_Data provided_:
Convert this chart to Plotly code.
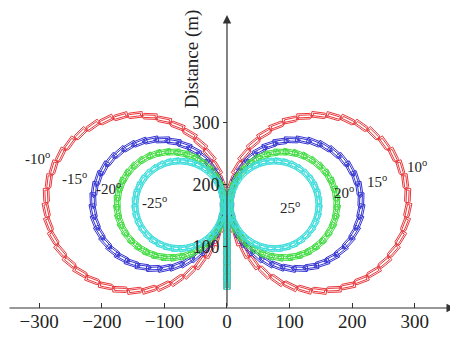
import numpy as np
import plotly.graph_objects as go

# ---- data ----
steer_angles = [10, 15, 20, 25]                 # degrees (right turn +, left turn -)
circle_radius = [144, 106, 87, 72]              # m, turning radius of path
circle_center_x = [147, 110, 90, 76]            # m, |x| of circle centre
circle_center_y = [170, 168, 167, 167]          # m, y of circle centre
vehicles_per_circle = [38, 36, 36, 36]
straight_start_y = [30, 30, 30, 30]             # m, start of the straight approach on x = 0
colors = ["#e8383c", "#3434d2", "#3fdc3f", "#3fdedc"]

x_ticks = [-300, -200, -100, 0, 100, 200, 300]
y_ticks = [100, 200, 300]

label_text_pos = {
    "-10": (-303, 243), "-15": (-243, 210), "-20": (-190, 194), "-25": (-115, 172),
    "10": (303, 229), "15": (240, 205), "20": (187, 188), "25": (101, 163),
}

VEH_L, VEH_W, VEH_TIP = 26.0, 9.0, 5.0
YAW_OUT = np.radians(12.0)   # body yawed outward of the path tangent


def vehicle_outline(px, py, hx, hy, turn_sign):
    """outer + inner outline of one vehicle whose rear is at (px,py), heading (hx,hy)."""
    c, s = np.cos(-turn_sign * YAW_OUT), np.sin(-turn_sign * YAW_OUT)
    hx, hy = hx * c - hy * s, hx * s + hy * c
    nx, ny = -hy, hx
    xs, ys = [], []
    for u0, u1, W, T in ((0.0, VEH_L, VEH_W, VEH_TIP), (3.0, VEH_L - 2.0, VEH_W * 0.45, 3.0)):
        local = [(u0, -W / 2), (u1 - T, -W / 2), (u1, 0), (u1 - T, W / 2),
                 (u0, W / 2), (u0, -W / 2)]
        for u, v in local:
            xs.append(px + u * hx + v * nx)
            ys.append(py + u * hy + v * ny)
        xs.append(None)
        ys.append(None)
    return xs, ys


fig = go.Figure()

for ang, R, cx, cy, n, y0, col in zip(steer_angles, circle_radius, circle_center_x,
                                      circle_center_y, vehicles_per_circle,
                                      straight_start_y, colors):
    X, Y = [], []
    for py in np.arange(y0, cy - 10, 14.0):
        a, b = vehicle_outline(0.0, py, 0.0, 1.0, 0)
        X += a
        Y += b
    t = np.linspace(0, 2 * np.pi, n, endpoint=False)
    for ti in t:   # right turn, clockwise
        phi = np.pi - ti
        px, py = cx + R * np.cos(phi), cy + R * np.sin(phi)
        a, b = vehicle_outline(px, py, np.sin(phi), -np.cos(phi), 1)
        X += a
        Y += b
    for ti in t:   # left turn, counter-clockwise
        phi = ti
        px, py = -cx + R * np.cos(phi), cy + R * np.sin(phi)
        a, b = vehicle_outline(px, py, -np.sin(phi), np.cos(phi), -1)
        X += a
        Y += b
    fig.add_trace(go.Scatter(x=X, y=Y, mode="lines", line=dict(color=col, width=1),
                             hoverinfo="skip", showlegend=False))

font_family = "Liberation Serif, Times New Roman, DejaVu Serif, serif"
annotations = []
for key, (lx, ly) in label_text_pos.items():
    annotations.append(dict(x=lx, y=ly, xref="x", yref="y", text=key + "<sup>o</sup>",
                            showarrow=False, font=dict(family=font_family, size=15, color="#222")))

# page body has an 8 px margin; ranges chosen so the plot lands where the reference has it
xmin, xmax = -349.8, 369.0
ymin, ymax = 0.0, 485.4

annotations.append(dict(x=364, y=0, ax=xmin, ay=0, xref="x", yref="y", axref="x", ayref="y",
                        text="", showarrow=True, arrowhead=2, arrowsize=1.4, arrowwidth=1.2,
                        arrowcolor="#333"))
annotations.append(dict(x=0, y=474, ax=0, ay=0, xref="x", yref="y", axref="x", ayref="y",
                        text="", showarrow=True, arrowhead=2, arrowsize=1.4, arrowwidth=1.2,
                        arrowcolor="#333"))
annotations.append(dict(x=10, y=-65, xref="x", yref="y", text="Distance (m)", showarrow=False,
                        font=dict(family=font_family, size=19, color="#222")))
annotations.append(dict(x=-56, y=404, xref="x", yref="y", text="Distance (m)", showarrow=False,
                        textangle=-90, font=dict(family=font_family, size=19, color="#222")))

fig.update_layout(
    template="none",
    width=450, height=351,
    margin=dict(l=0, r=0, t=0, b=51),
    paper_bgcolor="white", plot_bgcolor="white",
    showlegend=False,
    annotations=annotations,
    xaxis=dict(range=[xmin, xmax], tickvals=x_ticks, ticks="inside", ticklen=5,
               tickcolor="#333", showgrid=False, zeroline=False, showline=False,
               automargin=False, tickfont=dict(family=font_family, size=19, color="#222")),
    yaxis=dict(range=[ymin, ymax], tickvals=y_ticks, ticks="outside", ticklen=4,
               tickcolor="#333", showgrid=False, zeroline=False, showline=False,
               anchor="free", position=(0 - xmin) / (xmax - xmin), automargin=False,
               tickfont=dict(family=font_family, size=18, color="#222")),
)

fig.write_html("out.html")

_Aim of the task_:
Set the pictures aside and transcribe the data above exactly.

_Output for this task_:
Convert this chart to Plotly code.
import numpy as np
import plotly.graph_objects as go

# ---- data ----
steer_angles = [10, 15, 20, 25]                 # degrees (right turn +, left turn -)
circle_radius = [144, 106, 87, 72]              # m, turning radius of path
circle_center_x = [147, 110, 90, 76]            # m, |x| of circle centre
circle_center_y = [170, 168, 167, 167]          # m, y of circle centre
vehicles_per_circle = [38, 36, 36, 36]
straight_start_y = [30, 30, 30, 30]             # m, start of the straight approach on x = 0
colors = ["#e8383c", "#3434d2", "#3fdc3f", "#3fdedc"]

x_ticks = [-300, -200, -100, 0, 100, 200, 300]
y_ticks = [100, 200, 300]

label_text_pos = {
    "-10": (-303, 243), "-15": (-243, 210), "-20": (-190, 194), "-25": (-115, 172),
    "10": (303, 229), "15": (240, 205), "20": (187, 188), "25": (101, 163),
}

VEH_L, VEH_W, VEH_TIP = 26.0, 9.0, 5.0
YAW_OUT = np.radians(12.0)   # body yawed outward of the path tangent


def vehicle_outline(px, py, hx, hy, turn_sign):
    """outer + inner outline of one vehicle whose rear is at (px,py), heading (hx,hy)."""
    c, s = np.cos(-turn_sign * YAW_OUT), np.sin(-turn_sign * YAW_OUT)
    hx, hy = hx * c - hy * s, hx * s + hy * c
    nx, ny = -hy, hx
    xs, ys = [], []
    for u0, u1, W, T in ((0.0, VEH_L, VEH_W, VEH_TIP), (3.0, VEH_L - 2.0, VEH_W * 0.45, 3.0)):
        local = [(u0, -W / 2), (u1 - T, -W / 2), (u1, 0), (u1 - T, W / 2),
                 (u0, W / 2), (u0, -W / 2)]
        for u, v in local:
            xs.append(px + u * hx + v * nx)
            ys.append(py + u * hy + v * ny)
        xs.append(None)
        ys.append(None)
    return xs, ys


fig = go.Figure()

for ang, R, cx, cy, n, y0, col in zip(steer_angles, circle_radius, circle_center_x,
                                      circle_center_y, vehicles_per_circle,
                                      straight_start_y, colors):
    X, Y = [], []
    for py in np.arange(y0, cy - 10, 14.0):
        a, b = vehicle_outline(0.0, py, 0.0, 1.0, 0)
        X += a
        Y += b
    t = np.linspace(0, 2 * np.pi, n, endpoint=False)
    for ti in t:   # right turn, clockwise
        phi = np.pi - ti
        px, py = cx + R * np.cos(phi), cy + R * np.sin(phi)
        a, b = vehicle_outline(px, py, np.sin(phi), -np.cos(phi), 1)
        X += a
        Y += b
    for ti in t:   # left turn, counter-clockwise
        phi = ti
        px, py = -cx + R * np.cos(phi), cy + R * np.sin(phi)
        a, b = vehicle_outline(px, py, -np.sin(phi), np.cos(phi), -1)
        X += a
        Y += b
    fig.add_trace(go.Scatter(x=X, y=Y, mode="lines", line=dict(color=col, width=1),
                             hoverinfo="skip", showlegend=False))

font_family = "Liberation Serif, Times New Roman, DejaVu Serif, serif"
annotations = []
for key, (lx, ly) in label_text_pos.items():
    annotations.append(dict(x=lx, y=ly, xref="x", yref="y", text=key + "<sup>o</sup>",
                            showarrow=False, font=dict(family=font_family, size=15, color="#222")))

# page body has an 8 px margin; ranges chosen so the plot lands where the reference has it
xmin, xmax = -349.8, 369.0
ymin, ymax = 0.0, 485.4

annotations.append(dict(x=364, y=0, ax=xmin, ay=0, xref="x", yref="y", axref="x", ayref="y",
                        text="", showarrow=True, arrowhead=2, arrowsize=1.4, arrowwidth=1.2,
                        arrowcolor="#333"))
annotations.append(dict(x=0, y=474, ax=0, ay=0, xref="x", yref="y", axref="x", ayref="y",
                        text="", showarrow=True, arrowhead=2, arrowsize=1.4, arrowwidth=1.2,
                        arrowcolor="#333"))
annotations.append(dict(x=10, y=-65, xref="x", yref="y", text="Distance (m)", showarrow=False,
                        font=dict(family=font_family, size=19, color="#222")))
annotations.append(dict(x=-56, y=404, xref="x", yref="y", text="Distance (m)", showarrow=False,
                        textangle=-90, font=dict(family=font_family, size=19, color="#222")))

fig.update_layout(
    template="none",
    width=450, height=351,
    margin=dict(l=0, r=0, t=0, b=51),
    paper_bgcolor="white", plot_bgcolor="white",
    showlegend=False,
    annotations=annotations,
    xaxis=dict(range=[xmin, xmax], tickvals=x_ticks, ticks="inside", ticklen=5,
               tickcolor="#333", showgrid=False, zeroline=False, showline=False,
               automargin=False, tickfont=dict(family=font_family, size=19, color="#222")),
    yaxis=dict(range=[ymin, ymax], tickvals=y_ticks, ticks="outside", ticklen=4,
               tickcolor="#333", showgrid=False, zeroline=False, showline=False,
               anchor="free", position=(0 - xmin) / (xmax - xmin), automargin=False,
               tickfont=dict(family=font_family, size=18, color="#222")),
)

fig.write_html("out.html")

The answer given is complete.